━━ Recorded information ━━

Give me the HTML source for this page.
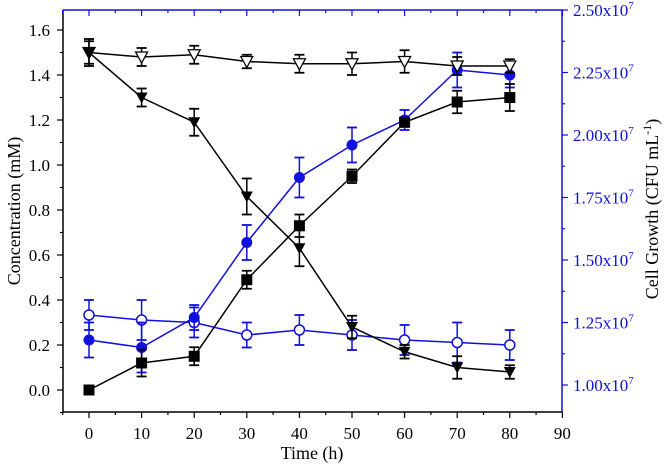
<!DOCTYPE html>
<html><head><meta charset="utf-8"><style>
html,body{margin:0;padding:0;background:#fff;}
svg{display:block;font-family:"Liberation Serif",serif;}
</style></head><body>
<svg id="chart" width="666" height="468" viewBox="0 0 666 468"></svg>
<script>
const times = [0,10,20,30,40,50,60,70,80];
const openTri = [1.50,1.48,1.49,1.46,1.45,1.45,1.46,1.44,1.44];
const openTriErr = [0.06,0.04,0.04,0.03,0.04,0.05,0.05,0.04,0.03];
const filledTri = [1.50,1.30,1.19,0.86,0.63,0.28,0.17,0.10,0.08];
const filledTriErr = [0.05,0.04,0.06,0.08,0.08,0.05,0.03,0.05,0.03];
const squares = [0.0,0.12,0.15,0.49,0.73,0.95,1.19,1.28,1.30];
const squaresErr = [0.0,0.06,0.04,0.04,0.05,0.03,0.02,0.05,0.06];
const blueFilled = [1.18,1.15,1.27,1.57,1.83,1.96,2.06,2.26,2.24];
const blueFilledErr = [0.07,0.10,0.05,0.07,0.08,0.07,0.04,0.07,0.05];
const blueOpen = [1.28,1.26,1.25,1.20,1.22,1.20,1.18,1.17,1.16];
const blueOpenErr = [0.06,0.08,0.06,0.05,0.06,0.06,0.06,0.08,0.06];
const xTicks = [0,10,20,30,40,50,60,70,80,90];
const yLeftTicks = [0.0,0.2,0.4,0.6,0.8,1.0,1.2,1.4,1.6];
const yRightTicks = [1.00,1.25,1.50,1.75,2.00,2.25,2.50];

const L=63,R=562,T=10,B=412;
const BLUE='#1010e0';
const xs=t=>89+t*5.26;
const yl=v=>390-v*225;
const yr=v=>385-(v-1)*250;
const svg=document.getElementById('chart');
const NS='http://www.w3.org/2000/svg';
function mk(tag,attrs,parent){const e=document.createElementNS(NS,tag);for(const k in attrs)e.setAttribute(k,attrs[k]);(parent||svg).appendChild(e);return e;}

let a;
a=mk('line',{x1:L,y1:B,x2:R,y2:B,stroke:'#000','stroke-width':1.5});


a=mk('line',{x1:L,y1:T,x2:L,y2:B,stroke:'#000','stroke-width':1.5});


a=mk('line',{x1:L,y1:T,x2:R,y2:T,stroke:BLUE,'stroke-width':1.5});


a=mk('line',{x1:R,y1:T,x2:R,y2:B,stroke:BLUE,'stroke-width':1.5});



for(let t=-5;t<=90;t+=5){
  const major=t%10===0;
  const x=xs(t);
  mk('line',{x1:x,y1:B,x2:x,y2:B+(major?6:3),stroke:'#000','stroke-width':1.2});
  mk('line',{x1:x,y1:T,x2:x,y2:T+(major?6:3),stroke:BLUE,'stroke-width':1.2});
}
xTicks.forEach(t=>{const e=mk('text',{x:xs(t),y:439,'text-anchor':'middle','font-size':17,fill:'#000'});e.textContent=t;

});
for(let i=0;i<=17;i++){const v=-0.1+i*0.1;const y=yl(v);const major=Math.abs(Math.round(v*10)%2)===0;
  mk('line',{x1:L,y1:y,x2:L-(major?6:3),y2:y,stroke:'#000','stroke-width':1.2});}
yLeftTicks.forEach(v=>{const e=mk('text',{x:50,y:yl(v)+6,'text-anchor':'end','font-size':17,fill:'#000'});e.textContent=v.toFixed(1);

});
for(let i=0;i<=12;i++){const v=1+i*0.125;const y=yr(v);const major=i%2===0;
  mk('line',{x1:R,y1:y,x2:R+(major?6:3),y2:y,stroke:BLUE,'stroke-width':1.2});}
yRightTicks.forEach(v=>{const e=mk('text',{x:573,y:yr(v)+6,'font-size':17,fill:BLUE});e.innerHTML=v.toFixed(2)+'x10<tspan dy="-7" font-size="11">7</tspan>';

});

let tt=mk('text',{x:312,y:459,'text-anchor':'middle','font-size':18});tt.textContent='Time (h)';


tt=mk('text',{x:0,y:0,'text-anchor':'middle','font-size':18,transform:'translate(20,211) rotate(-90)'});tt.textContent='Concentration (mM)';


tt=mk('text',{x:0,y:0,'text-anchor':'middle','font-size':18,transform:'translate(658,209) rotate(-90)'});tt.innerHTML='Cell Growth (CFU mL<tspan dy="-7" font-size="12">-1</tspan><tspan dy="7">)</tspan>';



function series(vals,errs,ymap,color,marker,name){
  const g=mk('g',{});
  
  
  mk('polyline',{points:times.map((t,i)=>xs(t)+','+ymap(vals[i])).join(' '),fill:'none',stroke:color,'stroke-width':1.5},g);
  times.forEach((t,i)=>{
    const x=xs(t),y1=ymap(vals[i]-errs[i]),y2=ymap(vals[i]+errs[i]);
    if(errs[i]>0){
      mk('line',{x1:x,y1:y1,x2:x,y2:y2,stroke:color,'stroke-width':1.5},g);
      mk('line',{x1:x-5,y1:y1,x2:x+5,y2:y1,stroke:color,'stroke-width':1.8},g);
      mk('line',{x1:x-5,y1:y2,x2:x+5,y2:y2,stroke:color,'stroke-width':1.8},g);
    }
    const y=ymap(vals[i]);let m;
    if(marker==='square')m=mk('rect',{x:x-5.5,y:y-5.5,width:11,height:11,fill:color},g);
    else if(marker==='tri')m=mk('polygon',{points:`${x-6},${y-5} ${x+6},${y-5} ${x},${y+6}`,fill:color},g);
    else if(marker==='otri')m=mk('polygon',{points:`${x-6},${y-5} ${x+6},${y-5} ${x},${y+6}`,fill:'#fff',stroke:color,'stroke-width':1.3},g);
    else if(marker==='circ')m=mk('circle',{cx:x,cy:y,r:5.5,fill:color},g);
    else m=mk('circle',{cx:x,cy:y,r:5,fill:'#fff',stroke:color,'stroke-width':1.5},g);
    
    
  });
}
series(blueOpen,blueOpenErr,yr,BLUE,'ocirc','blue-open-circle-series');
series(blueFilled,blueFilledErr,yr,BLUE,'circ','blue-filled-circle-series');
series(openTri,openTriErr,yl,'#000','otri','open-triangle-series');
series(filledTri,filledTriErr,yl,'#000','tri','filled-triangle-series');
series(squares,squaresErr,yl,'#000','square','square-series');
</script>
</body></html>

━━━

• What to work on: Go through the material above and print all of it exactly, except the pictures.

• Expected output:
Give me the HTML source for this page.
<!DOCTYPE html>
<html><head><meta charset="utf-8"><style>
html,body{margin:0;padding:0;background:#fff;}
svg{display:block;font-family:"Liberation Serif",serif;}
</style></head><body>
<svg id="chart" width="666" height="468" viewBox="0 0 666 468"></svg>
<script>
const times = [0,10,20,30,40,50,60,70,80];
const openTri = [1.50,1.48,1.49,1.46,1.45,1.45,1.46,1.44,1.44];
const openTriErr = [0.06,0.04,0.04,0.03,0.04,0.05,0.05,0.04,0.03];
const filledTri = [1.50,1.30,1.19,0.86,0.63,0.28,0.17,0.10,0.08];
const filledTriErr = [0.05,0.04,0.06,0.08,0.08,0.05,0.03,0.05,0.03];
const squares = [0.0,0.12,0.15,0.49,0.73,0.95,1.19,1.28,1.30];
const squaresErr = [0.0,0.06,0.04,0.04,0.05,0.03,0.02,0.05,0.06];
const blueFilled = [1.18,1.15,1.27,1.57,1.83,1.96,2.06,2.26,2.24];
const blueFilledErr = [0.07,0.10,0.05,0.07,0.08,0.07,0.04,0.07,0.05];
const blueOpen = [1.28,1.26,1.25,1.20,1.22,1.20,1.18,1.17,1.16];
const blueOpenErr = [0.06,0.08,0.06,0.05,0.06,0.06,0.06,0.08,0.06];
const xTicks = [0,10,20,30,40,50,60,70,80,90];
const yLeftTicks = [0.0,0.2,0.4,0.6,0.8,1.0,1.2,1.4,1.6];
const yRightTicks = [1.00,1.25,1.50,1.75,2.00,2.25,2.50];

const L=63,R=562,T=10,B=412;
const BLUE='#1010e0';
const xs=t=>89+t*5.26;
const yl=v=>390-v*225;
const yr=v=>385-(v-1)*250;
const svg=document.getElementById('chart');
const NS='http://www.w3.org/2000/svg';
function mk(tag,attrs,parent){const e=document.createElementNS(NS,tag);for(const k in attrs)e.setAttribute(k,attrs[k]);(parent||svg).appendChild(e);return e;}

let a;
a=mk('line',{x1:L,y1:B,x2:R,y2:B,stroke:'#000','stroke-width':1.5});


a=mk('line',{x1:L,y1:T,x2:L,y2:B,stroke:'#000','stroke-width':1.5});


a=mk('line',{x1:L,y1:T,x2:R,y2:T,stroke:BLUE,'stroke-width':1.5});


a=mk('line',{x1:R,y1:T,x2:R,y2:B,stroke:BLUE,'stroke-width':1.5});



for(let t=-5;t<=90;t+=5){
  const major=t%10===0;
  const x=xs(t);
  mk('line',{x1:x,y1:B,x2:x,y2:B+(major?6:3),stroke:'#000','stroke-width':1.2});
  mk('line',{x1:x,y1:T,x2:x,y2:T+(major?6:3),stroke:BLUE,'stroke-width':1.2});
}
xTicks.forEach(t=>{const e=mk('text',{x:xs(t),y:439,'text-anchor':'middle','font-size':17,fill:'#000'});e.textContent=t;

});
for(let i=0;i<=17;i++){const v=-0.1+i*0.1;const y=yl(v);const major=Math.abs(Math.round(v*10)%2)===0;
  mk('line',{x1:L,y1:y,x2:L-(major?6:3),y2:y,stroke:'#000','stroke-width':1.2});}
yLeftTicks.forEach(v=>{const e=mk('text',{x:50,y:yl(v)+6,'text-anchor':'end','font-size':17,fill:'#000'});e.textContent=v.toFixed(1);

});
for(let i=0;i<=12;i++){const v=1+i*0.125;const y=yr(v);const major=i%2===0;
  mk('line',{x1:R,y1:y,x2:R+(major?6:3),y2:y,stroke:BLUE,'stroke-width':1.2});}
yRightTicks.forEach(v=>{const e=mk('text',{x:573,y:yr(v)+6,'font-size':17,fill:BLUE});e.innerHTML=v.toFixed(2)+'x10<tspan dy="-7" font-size="11">7</tspan>';

});

let tt=mk('text',{x:312,y:459,'text-anchor':'middle','font-size':18});tt.textContent='Time (h)';


tt=mk('text',{x:0,y:0,'text-anchor':'middle','font-size':18,transform:'translate(20,211) rotate(-90)'});tt.textContent='Concentration (mM)';


tt=mk('text',{x:0,y:0,'text-anchor':'middle','font-size':18,transform:'translate(658,209) rotate(-90)'});tt.innerHTML='Cell Growth (CFU mL<tspan dy="-7" font-size="12">-1</tspan><tspan dy="7">)</tspan>';



function series(vals,errs,ymap,color,marker,name){
  const g=mk('g',{});
  
  
  mk('polyline',{points:times.map((t,i)=>xs(t)+','+ymap(vals[i])).join(' '),fill:'none',stroke:color,'stroke-width':1.5},g);
  times.forEach((t,i)=>{
    const x=xs(t),y1=ymap(vals[i]-errs[i]),y2=ymap(vals[i]+errs[i]);
    if(errs[i]>0){
      mk('line',{x1:x,y1:y1,x2:x,y2:y2,stroke:color,'stroke-width':1.5},g);
      mk('line',{x1:x-5,y1:y1,x2:x+5,y2:y1,stroke:color,'stroke-width':1.8},g);
      mk('line',{x1:x-5,y1:y2,x2:x+5,y2:y2,stroke:color,'stroke-width':1.8},g);
    }
    const y=ymap(vals[i]);let m;
    if(marker==='square')m=mk('rect',{x:x-5.5,y:y-5.5,width:11,height:11,fill:color},g);
    else if(marker==='tri')m=mk('polygon',{points:`${x-6},${y-5} ${x+6},${y-5} ${x},${y+6}`,fill:color},g);
    else if(marker==='otri')m=mk('polygon',{points:`${x-6},${y-5} ${x+6},${y-5} ${x},${y+6}`,fill:'#fff',stroke:color,'stroke-width':1.3},g);
    else if(marker==='circ')m=mk('circle',{cx:x,cy:y,r:5.5,fill:color},g);
    else m=mk('circle',{cx:x,cy:y,r:5,fill:'#fff',stroke:color,'stroke-width':1.5},g);
    
    
  });
}
series(blueOpen,blueOpenErr,yr,BLUE,'ocirc','blue-open-circle-series');
series(blueFilled,blueFilledErr,yr,BLUE,'circ','blue-filled-circle-series');
series(openTri,openTriErr,yl,'#000','otri','open-triangle-series');
series(filledTri,filledTriErr,yl,'#000','tri','filled-triangle-series');
series(squares,squaresErr,yl,'#000','square','square-series');
</script>
</body></html>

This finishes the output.